TWO governmental reports on the foot-and-mouth epidemic have been released within hours of this morning's big football kick-off.
A Defra report came out on the department's website yesterday and the National Audit Office report was embargoed until midnight - just seven-and-a-half hours before the nation concentrated on England versus Brazil.
The football is bound to steal the headlines, no matter what the reports say.
Conspiracy theorists will be shouting about the Government spin machine trying to bury awkward news. After the fatal embarrassment of Stephen Byers, the spin machine would have to be truly stupid if it were trying the trick once more, particularly as it coincided with the first of Tony Blair's televised press conferences which are designed to show him operating warts and all without the aid of any spin doctors.
In fairness, though, with the nation at fever pitch over the football, which we all pray will last until cup final day, there might not have been an appropriate time to release the reports for another three weeks. And then the Government would have been accused of perpetrating a cover-up...

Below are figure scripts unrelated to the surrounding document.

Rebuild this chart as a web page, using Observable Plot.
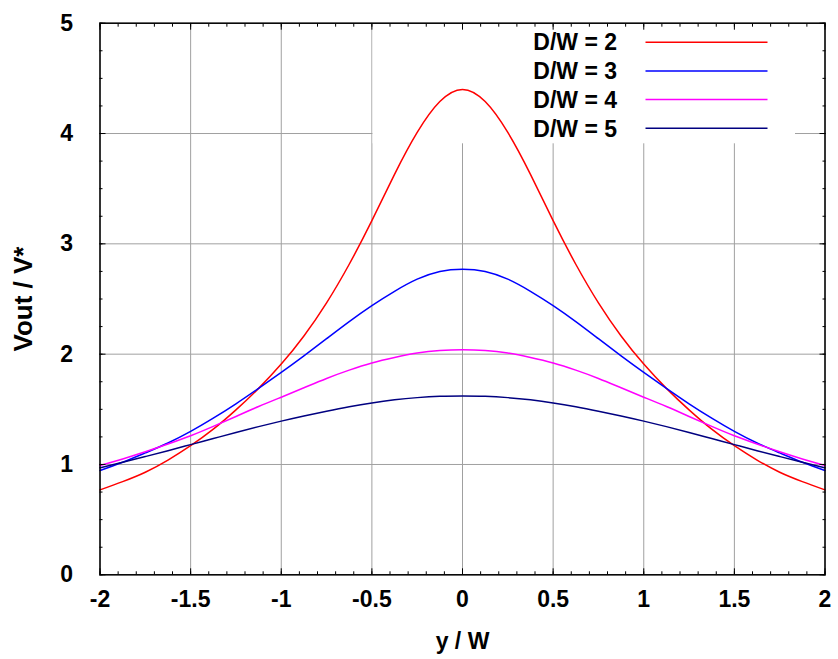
<!DOCTYPE html>
<html>
<head>
<meta charset="utf-8">
<script src="https://cdn.jsdelivr.net/npm/d3@7"></script>
<script src="https://cdn.jsdelivr.net/npm/@observablehq/plot@0.6"></script>
<style>
  body { margin: 0; background: #ffffff; }
  #chart svg { display: block; }
</style>
</head>
<body>
<div id="chart"></div>
<script>
// ---- data ----
const xValues = [-2, -1.875, -1.75, -1.625, -1.5, -1.375, -1.25, -1.125, -1, -0.875, -0.75, -0.625, -0.5, -0.375, -0.25, -0.125, 0,
                 0.125, 0.25, 0.375, 0.5, 0.625, 0.75, 0.875, 1, 1.125, 1.25, 1.375, 1.5, 1.625, 1.75, 1.875, 2];
const seriesNames = ["D/W = 2", "D/W = 3", "D/W = 4", "D/W = 5"];
const seriesColors = ["#ff0000", "#0000ff", "#ff00ff", "#000080"];
const dw2 = [0.77, 0.845, 0.93, 1.04, 1.17, 1.32, 1.495, 1.69, 1.91, 2.165, 2.465, 2.815, 3.21, 3.63, 4.01, 4.29, 4.40,
             4.29, 4.01, 3.63, 3.21, 2.815, 2.465, 2.165, 1.91, 1.69, 1.495, 1.32, 1.17, 1.04, 0.93, 0.845, 0.77];
const dw3 = [0.945, 1.02, 1.105, 1.195, 1.30, 1.42, 1.55, 1.69, 1.835, 1.985, 2.14, 2.295, 2.44, 2.57, 2.68, 2.75, 2.77,
             2.75, 2.68, 2.57, 2.44, 2.295, 2.14, 1.985, 1.835, 1.69, 1.55, 1.42, 1.30, 1.195, 1.105, 1.02, 0.945];
const dw4 = [0.99, 1.05, 1.115, 1.185, 1.26, 1.345, 1.435, 1.525, 1.61, 1.695, 1.78, 1.855, 1.92, 1.97, 2.01, 2.033, 2.04,
             2.033, 2.01, 1.97, 1.92, 1.855, 1.78, 1.695, 1.61, 1.525, 1.435, 1.345, 1.26, 1.185, 1.115, 1.05, 0.99];
const dw5 = [0.97, 1.02, 1.072, 1.125, 1.18, 1.235, 1.29, 1.343, 1.393, 1.44, 1.483, 1.523, 1.558, 1.586, 1.606, 1.618, 1.621,
             1.618, 1.606, 1.586, 1.558, 1.523, 1.483, 1.44, 1.393, 1.343, 1.29, 1.235, 1.18, 1.125, 1.072, 1.02, 0.97];
const xTicks = [-2, -1.5, -1, -0.5, 0, 0.5, 1, 1.5, 2];
const yTicks = [0, 1, 2, 3, 4, 5];
const xLabel = "y / W";
const yLabel = "Vout / V*";

// ---- build tidy table ----
const seriesValues = [dw2, dw3, dw4, dw5];
const rows = [];
seriesNames.forEach((name, s) => {
  xValues.forEach((x, i) => rows.push({series: name, x, v: seriesValues[s][i]}));
});
const xMinor = d3.range(-20, 21).map(i => i / 10);
const yMinor = d3.range(0, 21).map(i => i / 4);

const FONT = "'Liberation Sans', Arial, Helvetica, sans-serif";
const FS = 23;

// legend (white key box hiding the grid, then entries)
function legendMark(index, scales, values, dims) {
  const right = dims.width - dims.marginRight;
  const top = dims.marginTop;
  const g = d3.create("svg:g");
  g.append("rect")
    .attr("x", right - 452).attr("y", top + 1)
    .attr("width", 422.5).attr("height", 119.6)
    .attr("fill", "#ffffff");
  seriesNames.forEach((name, i) => {
    const cy = top + 19.5 + i * 28.7;
    g.append("text")
      .attr("x", right - 207.5).attr("y", cy)
      .attr("dy", "0.36em")
      .attr("text-anchor", "end")
      .attr("font-family", FONT).attr("font-size", FS).attr("font-weight", "bold")
      .attr("fill", "#000")
      .text(name);
    g.append("line")
      .attr("x1", right - 179).attr("x2", right - 57)
      .attr("y1", cy).attr("y2", cy)
      .attr("stroke", seriesColors[i]).attr("stroke-width", 1.5);
  });
  return g.node();
}

const chart = Plot.plot({
  width: 838,
  height: 659,
  marginLeft: 99.5,
  marginRight: 13.5,
  marginTop: 22.7,
  marginBottom: 84.7,
  style: {fontFamily: FONT, background: "#ffffff"},
  x: {domain: [-2, 2], labelArrow: "none"},
  y: {domain: [0, 5], labelArrow: "none"},
  color: {domain: seriesNames, range: seriesColors},
  marks: [
    Plot.gridX(xTicks, {stroke: "#a0a0a0", strokeOpacity: 1, strokeWidth: 1}),
    Plot.gridY(yTicks, {stroke: "#a0a0a0", strokeOpacity: 1, strokeWidth: 1}),
    legendMark,
    Plot.line(rows, {x: "x", y: "v", z: "series", stroke: "series", strokeWidth: 1.5, curve: "natural"}),
    // minor ticks, pointing inward, on all four sides
    Plot.axisX(xMinor, {anchor: "bottom", tickSize: -3, tickFormat: () => "", label: null, stroke: "#000"}),
    Plot.axisX(xMinor, {anchor: "top", tickSize: -3, tickFormat: () => "", label: null, stroke: "#000"}),
    Plot.axisY(yMinor, {anchor: "left", tickSize: -3, tickFormat: () => "", label: null, stroke: "#000"}),
    Plot.axisY(yMinor, {anchor: "right", tickSize: -3, tickFormat: () => "", label: null, stroke: "#000"}),
    // major ticks + labels
    Plot.axisX(xTicks, {anchor: "bottom", tickSize: -6, tickPadding: 22, tickFormat: d => String(d),
      fontSize: FS, fontWeight: "bold", fill: "#000", stroke: "#000",
      label: xLabel, labelAnchor: "center", labelOffset: 74, labelArrow: "none"}),
    Plot.axisX(xTicks, {anchor: "top", tickSize: -6, tickFormat: () => "", label: null, stroke: "#000"}),
    Plot.axisY(yTicks, {anchor: "left", tickSize: -6, tickPadding: 33, tickFormat: d => String(d),
      fontSize: FS, fontWeight: "bold", fill: "#000", stroke: "#000", label: null}),
    // y-axis title (slightly larger than the tick labels)
    Plot.axisY([], {anchor: "left", tickSize: 0, fontSize: 26, fontWeight: "bold", fill: "#000",
      label: yLabel, labelAnchor: "center", labelOffset: 86, labelArrow: "none"}),
    Plot.axisY(yTicks, {anchor: "right", tickSize: -6, tickFormat: () => "", label: null, stroke: "#000"}),
    Plot.frame({stroke: "#000", strokeWidth: 1.5})
  ]
});
document.getElementById("chart").appendChild(chart);
</script>
</body>
</html>
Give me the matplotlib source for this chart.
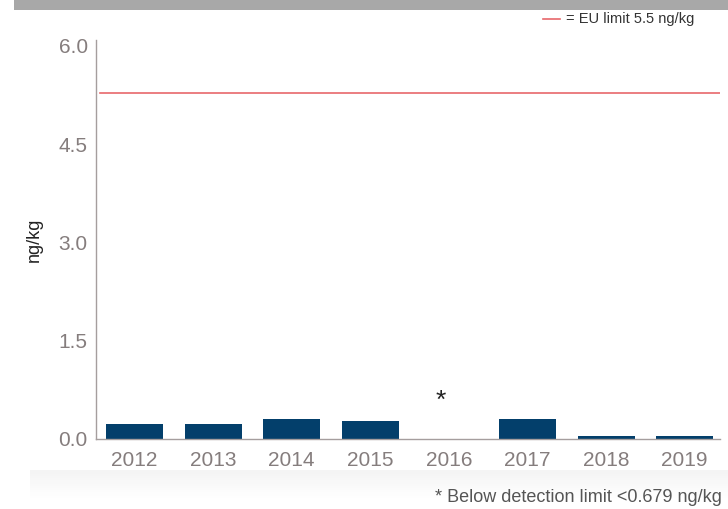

However, the Government only has its reliance on spin, which it claims is behind it now (or is that just spin, too?), to blame for people's suspicions. It also shows how far it has to go if it is to rehabilitate itself as open and trustworthy.
More important than the timing of the reports is their content. More important still is what will happen to that content.
The Defra one confirms that Heddon-on-the-Wall was the source of the outbreak. The NAO one confirms that some people saw the epidemic as a means to make a fraudulent fast buck, and it confirms that various Government departments operated in a state of chaos.
But what happens to these findings now? How will they be collated with the European Union investigation, the reports of Northumberland and Devon councils and of the three separate Government inquiries currently on-going?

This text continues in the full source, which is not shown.